Make the Poor PayMay 15, 2003
Mega yachts docked in St. Maarten's Simpson Bay lagoon are being subsidized by small time cruisers
A little while ago we received an e-mail from our friends John and Melodye Pompa on "Second Millennium" about a proposed fee increase for yachts visiting the Dutch island of Sint Maarten. John and Melodye are long time cruisers who co-ordinate the daily Caribbean Safety and Security SSB radio net. St. Maarten's duty free status has attracted a lot of development to the island. It's also attracted a lot of cruisers because everything's relatively cheap. We went broke there a couple of years ago saving so much money at all the boat chandleries. John and Melodye were alarmed by a proposal to assess a new cruising fee based on boat size. It cost us all of about two dollars to clear in and out of the island when we were there in 2001. According to the new schedule, however, a 46 foot yacht (arguably, the average size nowadays) would be assessed $60 per month to anchor or dock in St. Maarten waters. John and Melodye were heading up an ad hoc committee of concerned people urging cruisers to protest the proposal.

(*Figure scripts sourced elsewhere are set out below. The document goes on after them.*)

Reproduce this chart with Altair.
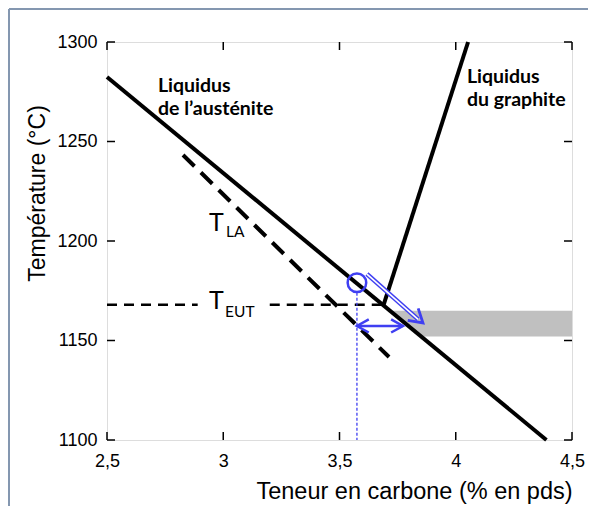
import altair as alt
import pandas as pd

W, H = 465, 398

# ---- data ----
x_ticks = [2.5, 3.0, 3.5, 4.0, 4.5]
y_ticks = [1100, 1150, 1200, 1250, 1300]

aus_x = [2.5, 4.39]          # liquidus de l'austénite
aus_y = [1282.4, 1100.0]
gra_x = [3.69, 4.053]        # liquidus du graphite
gra_y = [1168.0, 1300.0]
tla_x = [2.827, 3.713]       # T_LA dashed line
tla_y = [1243.2, 1141.7]
teut_seg1 = [2.5, 2.89]      # T_EUT dashed line, left part
teut_seg2 = [3.2, 3.69]      # T_EUT dashed line, right part
teut_y = 1168.0

band_y = [1152.0, 1165.0]    # grey band (right of the liquidus)
band_xl = [3.851, 3.716]
band_xr = [4.5, 4.5]

circ_x, circ_y = 3.575, 1179.0
vdot_x = [3.575, 3.575]
vdot_y = [1174.0, 1100.0]
diag_x = [3.618, 3.838]
diag_y = [1183.4, 1160.6]
diag_tip = (3.859, 1158.8)
harr_x = [3.575, 3.773]
harr_y = 1157.3

blue = "#3f3ff2"

xs = alt.Scale(domain=[2.5, 4.5], nice=False, zero=False)
ys = alt.Scale(domain=[1100, 1300], nice=False, zero=False)
label_expr = "replace(toString(datum.value), '.', ',')"
xaxis = alt.Axis(values=x_ticks, labelExpr=label_expr, title="Teneur en carbone (% en pds)",
                 domain=False, ticks=False, grid=False, labelFont="Liberation Sans",
                 labelFontSize=18, labelColor="black", labelPadding=12,
                 titleFont="Liberation Sans", titleFontSize=23.5, titleFontWeight="normal",
                 titleColor="black", titleX=307, titleY=58, titleBaseline="alphabetic",
                 titleAlign="center", labelFlush=False)
yaxis = alt.Axis(values=y_ticks, labelExpr="toString(datum.value)", title="Température (°C)",
                 domain=False, ticks=False,
                 grid=False, labelFont="Liberation Sans", labelFontSize=18,
                 labelColor="black", labelPadding=10, titleFont="Liberation Sans",
                 titleFontSize=23, titleFontWeight="normal", titleColor="black",
                 titleX=-70, titleY=151, titleBaseline="middle", titleAlign="center",
                 titleAngle=-90, labelFlush=False)


def X(f):
    return alt.X(f, type="quantitative", scale=xs, axis=xaxis)


def Y(f):
    return alt.Y(f, type="quantitative", scale=ys, axis=yaxis)


def line_df(xv, yv):
    return pd.DataFrame({"x": xv, "y": yv, "o": list(range(len(xv)))})


band = alt.Chart(pd.DataFrame({"y": band_y, "x": band_xl, "x2": band_xr})).mark_area(
    orient="horizontal", color="#c0c0c0").encode(y=Y("y"), x=X("x"), x2="x2")

aus = alt.Chart(line_df(aus_x, aus_y)).mark_line(color="black", strokeWidth=4).encode(
    x=X("x"), y=Y("y"), order="o")
gra = alt.Chart(line_df(gra_x, gra_y)).mark_line(color="black", strokeWidth=4).encode(
    x=X("x"), y=Y("y"), order="o")
tla = alt.Chart(line_df(tla_x, tla_y)).mark_line(color="black", strokeWidth=4,
                                                 strokeDash=[16, 9]).encode(
    x=X("x"), y=Y("y"), order="o")
teut1 = alt.Chart(line_df(teut_seg1, [teut_y, teut_y])).mark_line(
    color="black", strokeWidth=2.5, strokeDash=[10, 7]).encode(x=X("x"), y=Y("y"), order="o")
teut2 = alt.Chart(line_df(teut_seg2, [teut_y, teut_y])).mark_line(
    color="black", strokeWidth=2.5, strokeDash=[10, 7]).encode(x=X("x"), y=Y("y"), order="o")

vdot = alt.Chart(line_df(vdot_x, vdot_y)).mark_line(color=blue, strokeWidth=1.3,
                                                    strokeDash=[3, 2]).encode(
    x=X("x"), y=Y("y"), order="o")
circle = alt.Chart(pd.DataFrame({"x": [circ_x], "y": [circ_y]})).mark_point(
    shape="circle", size=345, filled=False, color=blue, strokeWidth=2.5, opacity=1).encode(
    x=X("x"), y=Y("y"))
diag_outer = alt.Chart(line_df(diag_x, diag_y)).mark_line(color=blue, strokeWidth=4.5).encode(
    x=X("x"), y=Y("y"), order="o")
diag_inner = alt.Chart(line_df(diag_x, diag_y)).mark_line(color="white", strokeWidth=1.6).encode(
    x=X("x"), y=Y("y"), order="o")
diag_head = alt.Chart(pd.DataFrame({"x": [diag_tip[0]], "y": [diag_tip[1]]})).mark_point(
    shape="M-1,-0.6L0,0L-1,0.6", size=700, angle=41, filled=False, color=blue,
    strokeWidth=2.8, opacity=1).encode(x=X("x"), y=Y("y"))
harr = alt.Chart(line_df(harr_x, [harr_y, harr_y])).mark_line(color=blue, strokeWidth=2.5).encode(
    x=X("x"), y=Y("y"), order="o")
harr_heads = alt.Chart(pd.DataFrame({"x": harr_x, "y": [harr_y, harr_y], "a": [180, 0]})).mark_point(
    shape="M-1,-0.55L0,0L-1,0.55", size=560, filled=False, color=blue,
    strokeWidth=2.5, opacity=1).encode(x=X("x"), y=Y("y"), angle=alt.Angle("a:Q", scale=None))

labels_bold = pd.DataFrame({
    "x": [2.719, 2.719, 4.048, 4.048],
    "y": [1274.9, 1263.3, 1279.4, 1267.8],
    "t": ["Liquidus", "de l\u2019austénite", "Liquidus", "du graphite"],
})
txt_bold = alt.Chart(labels_bold).mark_text(font="Lato", fontWeight="bold", fontSize=19.5,
                                            align="left", baseline="alphabetic",
                                            color="black").encode(x=X("x"), y=Y("y"), text="t")
big_T = pd.DataFrame({"x": [2.939, 2.939], "y": [1205.0, 1165.8], "t": ["T", "T"]})
txt_T = alt.Chart(big_T).mark_text(font="Lato", fontSize=25, align="left",
                                   baseline="alphabetic", color="black").encode(
    x=X("x"), y=Y("y"), text="t")
subs = pd.DataFrame({"x": [3.012, 3.008], "y": [1202.0, 1161.8], "t": ["LA", "EUT"]})
txt_sub = alt.Chart(subs).mark_text(font="Lato", fontSize=15.5, align="left",
                                    baseline="alphabetic", color="black").encode(
    x=X("x"), y=Y("y"), text="t")

# inward ticks on all four sides
xt = pd.DataFrame({"v": x_ticks})
yt = pd.DataFrame({"v": y_ticks})
tk = dict(color="black", strokeWidth=1.5)
t_bottom = alt.Chart(xt).mark_rule(**tk).encode(x=X("v"), y=alt.value(H), y2=alt.value(H - 8))
t_top = alt.Chart(xt).mark_rule(**tk).encode(x=X("v"), y=alt.value(0), y2=alt.value(8))
t_left = alt.Chart(yt).mark_rule(**tk).encode(y=Y("v"), x=alt.value(0), x2=alt.value(8))
t_right = alt.Chart(yt).mark_rule(**tk).encode(y=Y("v"), x=alt.value(W), x2=alt.value(W - 8))

# outer frame of the figure (left and top edges)
frame_l = alt.Chart(xt).mark_rule(color="#8497b0", strokeWidth=2).encode(
    x=alt.value(-98), y=alt.value(-33), y2=alt.value(H + 70))
frame_t = alt.Chart(xt).mark_rule(color="#8497b0", strokeWidth=2).encode(
    y=alt.value(-33), x=alt.value(-98), x2=alt.value(W + 20))

chart = alt.layer(
    band, aus, gra, tla, teut1, teut2, vdot, diag_outer, diag_inner, diag_head,
    harr, harr_heads, circle, txt_bold, txt_T, txt_sub,
    t_bottom, t_top, t_left, t_right, frame_l, frame_t,
).properties(
    width=W, height=H,
    autosize=alt.AutoSizeParams(type="none"),
    padding={"left": 99, "top": 34, "right": 16, "bottom": 66},
).configure_view(stroke="black", strokeWidth=1.5).configure(background="white")

chart.save("out.html", embed_options={"renderer": "svg", "actions": False})
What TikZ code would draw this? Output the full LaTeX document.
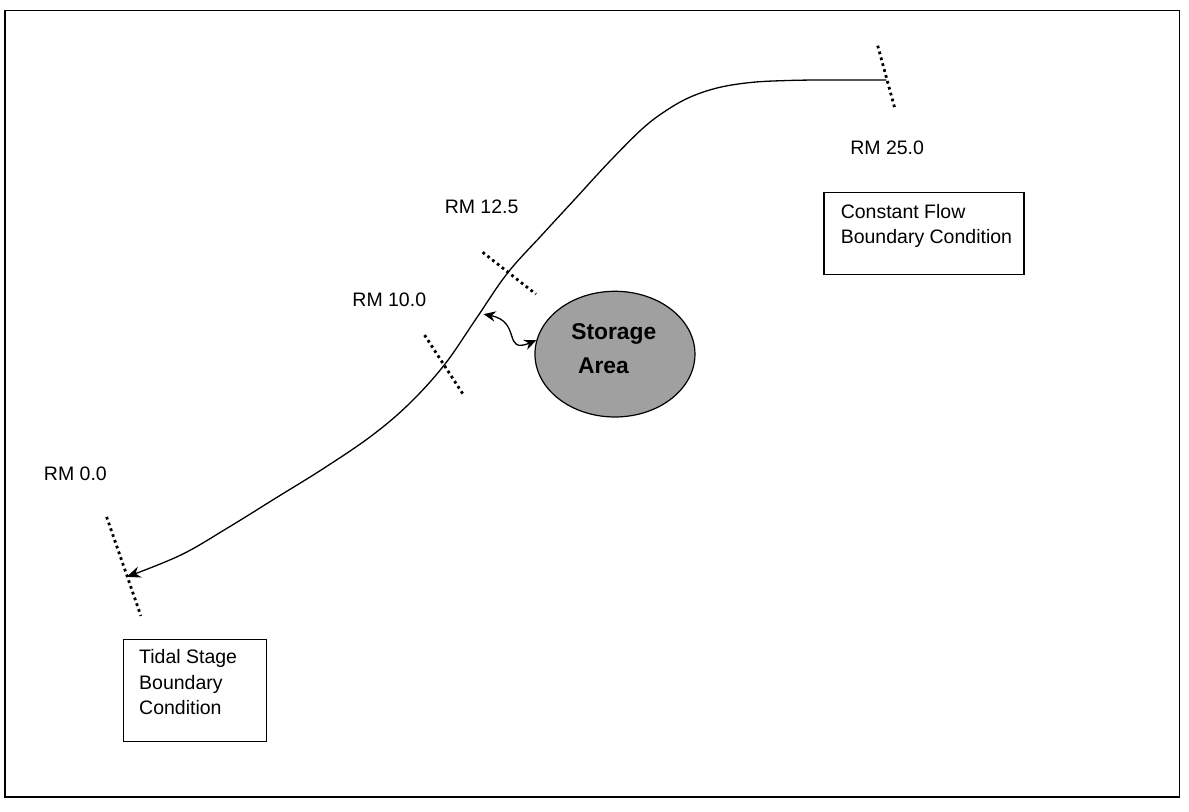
\documentclass[tikz,border=0pt]{standalone}
\usepackage{fontspec}
\setmainfont{Liberation Sans}
\usetikzlibrary{arrows.meta,shapes.geometric,calc}
\definecolor{storagegray}{RGB}{160,160,160}
\begin{document}
\begin{tikzpicture}[x=0.952pt,y=-0.952pt,
  lbl/.style={font=\fontsize{19.5}{25.7}\selectfont, inner sep=0pt, anchor=west},
  boxtext/.style={font=\fontsize{19.5}{25.7}\selectfont, inner sep=0pt, anchor=north west, align=left},
  bcbox/.style={draw, line width=1.2pt, anchor=north west, inner sep=0pt},
  river/.style={line width=1.3pt},
  xsec/.style={line width=2.8pt, dash pattern=on 2.7pt off 3.4pt},
  frameline/.style={line width=1.8pt}]
\useasboundingbox (0,0) rectangle (1249,852);
\draw[frameline] (5.5,11) rectangle (1239,837);

% cross sections
\coordinate (x25a) at (922,48);  \coordinate (x25b) at (940,114);
\coordinate (x125a) at (507,265); \coordinate (x125b) at (563,309);
\coordinate (x10a) at (446,352); \coordinate (x10b) at (487,415);
\coordinate (x0a) at (112,543);  \coordinate (x0b) at (148,647);
\draw[xsec] (x25a) -- (x25b);
\draw[xsec] (x125a) -- (x125b);
\draw[xsec] (x10a) -- (x10b);
\draw[xsec] (x0a) -- (x0b);

% river
\draw[river, -{Stealth[length=14pt,width=11.5pt,inset=4.5pt]}]
  plot[smooth, tension=0.6] coordinates {(931,84) (870,84) (830,84.5) (790,86.5) (755,92) (725,102) (700,116) (675,135) (640,170) (605,208) (570,246) (533,287) (500,335) (467,383) (430,424) (390,458) (340,492) (290,523) (240,554) (190,583) (133,606)};

% labels
\node[lbl] (l25) at (893,155) {RM 25.0};
\node[lbl] (l125) at (467,217) {RM 12.5};
\node[lbl] (l10) at (370,315) {RM 10.0};
\node[lbl] (l0) at (46,498) {RM 0.0};

% boundary boxes
\node[bcbox, minimum width=200pt, minimum height=81.9pt] (cf) at (865,202) {};
\node[boxtext] (cft) at (883,214) {Constant Flow\\Boundary Condition};
\node[bcbox, minimum width=142.8pt, minimum height=101.9pt] (ts) at (129,671) {};
\node[boxtext] (tst) at (146,682) {Tidal Stage\\Boundary\\Condition};

% storage area
\node[ellipse, draw, line width=1.2pt, fill=storagegray, minimum width=160pt, minimum height=125.7pt, inner sep=0pt] (sa) at (646,372) {};
\node[font=\fontsize{22.8}{34}\selectfont\bfseries, align=left, anchor=west, inner sep=0pt] (sat) at (600,366) {Storage\\\hspace*{6.7pt}Area};

\coordinate (link) at (508,330);
\draw[line width=1.3pt, {Stealth[length=12pt,width=10.5pt,inset=4pt]}-{Stealth[length=12pt,width=10.5pt,inset=4pt]}]
  (link) .. controls (548,338) and (528,372) .. (sa.170);
\end{tikzpicture}
\end{document}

We just received some back copies of "Caribbean Compass" magazine when we picked up our backlogged mail in Ottawa a few days ago. Apparently, despite the best efforts of John and Melodye and others, the controversial fee schedule is now in effect. The latest issue of the magazine is filled with letters from cruisers suggesting a boycott of the island. One of the biggest bones of contention is the fact that the official rationale for the new fee is to pay for a $2.2 million project to widen the bridge entrance to Simpson Bay lagoon. The widening is to accommodate mega yachts seeking access to the luxury marinas inside the lagoon. We're talking REALLY big mega yachts here. Behemoths a mere 150 feet long could squeeze through the old bridge opening. Obviously, the expensive bridge work is of no benefit to your typical mom and pop cruiser.
With the best of intentions, the economic threats made by John and Melodye and the other boycotters may, if anything, have confirmed the decisions of the St. Maarten officials. John and Melodye argue that the lost income to St. Maarten due to yachts boycotting the island will be $1,000 per boat per month (based on average expenditures "for groceries, boat parts, transportation, etc."). Assuming 300 fewer boats over a four month cruising season, that adds up to a $1.2 million loss - impressive if cruisers were the only source of income to the island. What the protesters fail to mention - and what the government officials surely know - is that most of the island's income comes from visitors who are substantially better heeled than the stereotype frugal sailor. Eight hundred thousand cruise ship passengers visit St. Maarten each year, leaving behind $80 million. The island boasts over 2000 hotel rooms to accommodate vacationers arriving by air. The average peak season rate is more than $300 per room per night. Even if we assume a 50% vacancy rate, this means that airborne holidayers pay more cash for hotel accommodation alone in four days than the entire cruising community spends in total over the whole season. The sorry truth of the matter is that St. Maarten doesn't need the cruiser who balks at paying 60 bucks a month to visit the island when a much larger number of tourists are paying more than that each time they sit down for lunch.
We're very sympathetic to John and Melodye's cause. We hate spending more money on anything, especially if it's to finance something that doesn't benefit us. But we're not at all surprised by the actions of the St. Maarten officials. The cruising fees in Grenada, the Dominican Republic and the Bahamas all recently went up. It now costs a whopping $100 to cruise the Bahamas. The fee hike has done little to deter cruisers from visiting the Bahamas, however - the attendance at the George Town cruising regatta this year was as good as it's ever been. It might not seem fair, but it does make economic sense for cash strapped governments to hit up cruisers for as much as they can. And they know it.